_Set problem_:
Copy all lines that contain the word "with".

_Source data_:
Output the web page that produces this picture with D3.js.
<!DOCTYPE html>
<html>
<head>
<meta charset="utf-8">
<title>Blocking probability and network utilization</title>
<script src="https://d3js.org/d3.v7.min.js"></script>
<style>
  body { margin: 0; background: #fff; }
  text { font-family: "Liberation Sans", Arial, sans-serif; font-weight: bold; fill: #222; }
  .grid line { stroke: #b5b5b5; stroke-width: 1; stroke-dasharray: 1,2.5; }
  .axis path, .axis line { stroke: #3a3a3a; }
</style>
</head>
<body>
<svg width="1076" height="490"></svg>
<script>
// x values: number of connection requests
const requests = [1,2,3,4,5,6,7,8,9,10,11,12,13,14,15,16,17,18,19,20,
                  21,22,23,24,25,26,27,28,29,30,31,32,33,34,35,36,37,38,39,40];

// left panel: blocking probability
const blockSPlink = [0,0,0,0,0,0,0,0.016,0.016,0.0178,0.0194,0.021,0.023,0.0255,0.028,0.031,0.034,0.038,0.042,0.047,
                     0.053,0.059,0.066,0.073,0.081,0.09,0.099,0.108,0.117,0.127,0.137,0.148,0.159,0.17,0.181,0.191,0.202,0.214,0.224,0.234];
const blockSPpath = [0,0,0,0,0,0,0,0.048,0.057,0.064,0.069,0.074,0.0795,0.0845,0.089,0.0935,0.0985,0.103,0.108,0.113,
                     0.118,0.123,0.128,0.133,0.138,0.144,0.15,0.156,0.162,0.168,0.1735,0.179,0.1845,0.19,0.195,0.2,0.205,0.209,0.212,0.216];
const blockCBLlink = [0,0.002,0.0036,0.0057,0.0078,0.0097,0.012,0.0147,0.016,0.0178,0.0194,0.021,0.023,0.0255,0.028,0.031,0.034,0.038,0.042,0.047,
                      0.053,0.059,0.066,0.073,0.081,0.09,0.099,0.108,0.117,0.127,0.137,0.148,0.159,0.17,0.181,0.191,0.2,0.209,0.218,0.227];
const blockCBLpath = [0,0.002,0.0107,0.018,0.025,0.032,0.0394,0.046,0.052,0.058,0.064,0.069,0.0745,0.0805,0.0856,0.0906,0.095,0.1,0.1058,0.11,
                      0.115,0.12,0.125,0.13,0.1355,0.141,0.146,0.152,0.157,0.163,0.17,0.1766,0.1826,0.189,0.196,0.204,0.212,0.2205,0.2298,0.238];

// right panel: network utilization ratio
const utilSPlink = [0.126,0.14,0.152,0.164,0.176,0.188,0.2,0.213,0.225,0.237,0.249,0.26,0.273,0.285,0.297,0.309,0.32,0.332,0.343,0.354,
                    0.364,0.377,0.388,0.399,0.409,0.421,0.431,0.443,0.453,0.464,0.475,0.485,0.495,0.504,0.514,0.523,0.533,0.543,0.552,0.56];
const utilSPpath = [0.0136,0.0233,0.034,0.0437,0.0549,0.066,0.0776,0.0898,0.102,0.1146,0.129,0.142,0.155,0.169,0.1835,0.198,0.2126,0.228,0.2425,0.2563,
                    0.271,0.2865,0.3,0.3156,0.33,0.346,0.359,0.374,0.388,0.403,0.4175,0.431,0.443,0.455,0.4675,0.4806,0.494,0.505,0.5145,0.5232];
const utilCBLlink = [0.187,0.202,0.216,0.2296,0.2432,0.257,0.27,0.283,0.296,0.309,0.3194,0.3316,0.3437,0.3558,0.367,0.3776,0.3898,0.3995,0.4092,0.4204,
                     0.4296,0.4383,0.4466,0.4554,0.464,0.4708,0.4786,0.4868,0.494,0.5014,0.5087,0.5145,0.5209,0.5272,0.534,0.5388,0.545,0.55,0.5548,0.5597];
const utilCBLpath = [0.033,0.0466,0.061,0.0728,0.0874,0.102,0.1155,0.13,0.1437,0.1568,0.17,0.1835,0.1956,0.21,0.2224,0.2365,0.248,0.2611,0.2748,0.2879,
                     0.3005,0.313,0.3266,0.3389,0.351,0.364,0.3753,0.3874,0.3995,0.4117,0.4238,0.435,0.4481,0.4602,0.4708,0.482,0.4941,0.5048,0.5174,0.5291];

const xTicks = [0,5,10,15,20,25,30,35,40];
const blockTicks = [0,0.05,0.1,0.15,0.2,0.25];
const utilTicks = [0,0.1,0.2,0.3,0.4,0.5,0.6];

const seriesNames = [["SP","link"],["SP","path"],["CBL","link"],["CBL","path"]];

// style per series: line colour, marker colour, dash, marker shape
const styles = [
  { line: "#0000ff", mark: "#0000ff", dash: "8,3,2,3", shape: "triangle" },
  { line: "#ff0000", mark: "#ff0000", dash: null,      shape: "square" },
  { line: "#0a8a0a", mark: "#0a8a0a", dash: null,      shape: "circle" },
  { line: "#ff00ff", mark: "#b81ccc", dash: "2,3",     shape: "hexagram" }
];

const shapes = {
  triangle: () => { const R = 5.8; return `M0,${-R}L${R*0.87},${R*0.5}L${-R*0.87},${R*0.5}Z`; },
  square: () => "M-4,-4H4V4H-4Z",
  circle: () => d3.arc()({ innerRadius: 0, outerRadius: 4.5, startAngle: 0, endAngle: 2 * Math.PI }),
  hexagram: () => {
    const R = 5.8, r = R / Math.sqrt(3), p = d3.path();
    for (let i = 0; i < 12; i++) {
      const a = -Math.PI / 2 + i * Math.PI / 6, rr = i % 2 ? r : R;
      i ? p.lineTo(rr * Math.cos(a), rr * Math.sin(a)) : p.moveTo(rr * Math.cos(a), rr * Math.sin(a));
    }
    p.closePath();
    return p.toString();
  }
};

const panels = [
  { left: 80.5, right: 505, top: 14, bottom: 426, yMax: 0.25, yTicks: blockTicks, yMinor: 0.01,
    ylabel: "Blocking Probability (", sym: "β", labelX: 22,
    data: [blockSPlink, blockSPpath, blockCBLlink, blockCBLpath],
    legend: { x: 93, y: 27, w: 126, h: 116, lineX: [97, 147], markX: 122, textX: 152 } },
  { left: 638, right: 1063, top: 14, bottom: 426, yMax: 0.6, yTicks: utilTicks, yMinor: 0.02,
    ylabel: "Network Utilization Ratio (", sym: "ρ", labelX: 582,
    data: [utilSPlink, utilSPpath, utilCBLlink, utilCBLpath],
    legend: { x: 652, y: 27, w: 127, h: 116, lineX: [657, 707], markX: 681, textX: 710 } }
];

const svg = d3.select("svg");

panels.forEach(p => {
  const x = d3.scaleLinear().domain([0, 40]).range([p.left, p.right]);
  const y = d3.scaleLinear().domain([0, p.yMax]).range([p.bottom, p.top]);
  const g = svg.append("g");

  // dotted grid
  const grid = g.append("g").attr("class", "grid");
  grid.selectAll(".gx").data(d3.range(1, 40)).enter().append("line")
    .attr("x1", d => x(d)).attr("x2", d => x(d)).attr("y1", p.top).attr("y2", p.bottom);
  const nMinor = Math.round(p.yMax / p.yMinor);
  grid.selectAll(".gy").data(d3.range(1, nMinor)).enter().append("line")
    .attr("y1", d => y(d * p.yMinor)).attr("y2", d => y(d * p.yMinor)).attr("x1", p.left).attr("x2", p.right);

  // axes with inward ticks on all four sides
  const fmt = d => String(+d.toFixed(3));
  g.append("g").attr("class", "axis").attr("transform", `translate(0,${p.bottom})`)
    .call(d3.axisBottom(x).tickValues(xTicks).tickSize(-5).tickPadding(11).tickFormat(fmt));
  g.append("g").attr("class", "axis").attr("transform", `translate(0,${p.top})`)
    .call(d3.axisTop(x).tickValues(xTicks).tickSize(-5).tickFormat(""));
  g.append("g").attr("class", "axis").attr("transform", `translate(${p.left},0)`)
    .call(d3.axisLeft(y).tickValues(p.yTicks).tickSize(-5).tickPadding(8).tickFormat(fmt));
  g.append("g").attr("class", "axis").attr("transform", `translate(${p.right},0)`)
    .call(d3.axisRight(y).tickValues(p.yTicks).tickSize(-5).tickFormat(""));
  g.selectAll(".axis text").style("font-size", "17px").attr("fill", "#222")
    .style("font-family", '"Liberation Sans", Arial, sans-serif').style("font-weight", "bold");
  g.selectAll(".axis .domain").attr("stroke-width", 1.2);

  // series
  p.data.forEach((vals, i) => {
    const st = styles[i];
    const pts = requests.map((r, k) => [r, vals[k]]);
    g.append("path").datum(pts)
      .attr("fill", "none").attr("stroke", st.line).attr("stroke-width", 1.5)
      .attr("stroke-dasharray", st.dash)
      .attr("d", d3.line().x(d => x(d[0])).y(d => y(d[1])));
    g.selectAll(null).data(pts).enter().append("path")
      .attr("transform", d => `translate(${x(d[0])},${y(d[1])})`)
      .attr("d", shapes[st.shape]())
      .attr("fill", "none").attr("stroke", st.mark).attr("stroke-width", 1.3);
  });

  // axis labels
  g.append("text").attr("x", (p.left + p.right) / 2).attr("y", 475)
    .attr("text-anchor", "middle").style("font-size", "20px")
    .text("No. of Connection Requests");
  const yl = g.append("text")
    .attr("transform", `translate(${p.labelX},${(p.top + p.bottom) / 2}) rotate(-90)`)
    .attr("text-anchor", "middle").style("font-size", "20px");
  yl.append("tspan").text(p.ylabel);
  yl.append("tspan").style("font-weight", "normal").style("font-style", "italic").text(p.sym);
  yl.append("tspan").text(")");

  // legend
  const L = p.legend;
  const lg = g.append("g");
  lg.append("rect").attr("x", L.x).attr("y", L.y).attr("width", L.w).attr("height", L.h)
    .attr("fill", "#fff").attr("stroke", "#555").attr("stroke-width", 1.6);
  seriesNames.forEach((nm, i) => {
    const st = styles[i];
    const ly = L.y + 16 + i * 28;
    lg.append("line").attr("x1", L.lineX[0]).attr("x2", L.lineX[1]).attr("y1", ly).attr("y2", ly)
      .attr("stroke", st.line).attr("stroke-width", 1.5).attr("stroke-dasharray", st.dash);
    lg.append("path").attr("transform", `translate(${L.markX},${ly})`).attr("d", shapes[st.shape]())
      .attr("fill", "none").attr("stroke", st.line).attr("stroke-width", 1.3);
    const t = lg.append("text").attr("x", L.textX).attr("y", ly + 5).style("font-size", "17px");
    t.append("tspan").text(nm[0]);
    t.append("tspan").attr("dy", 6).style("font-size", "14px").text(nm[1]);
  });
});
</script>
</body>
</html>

_Result for this exercise_:
Output the web page that produces this picture with D3.js.
  // axes with inward ticks on all four sides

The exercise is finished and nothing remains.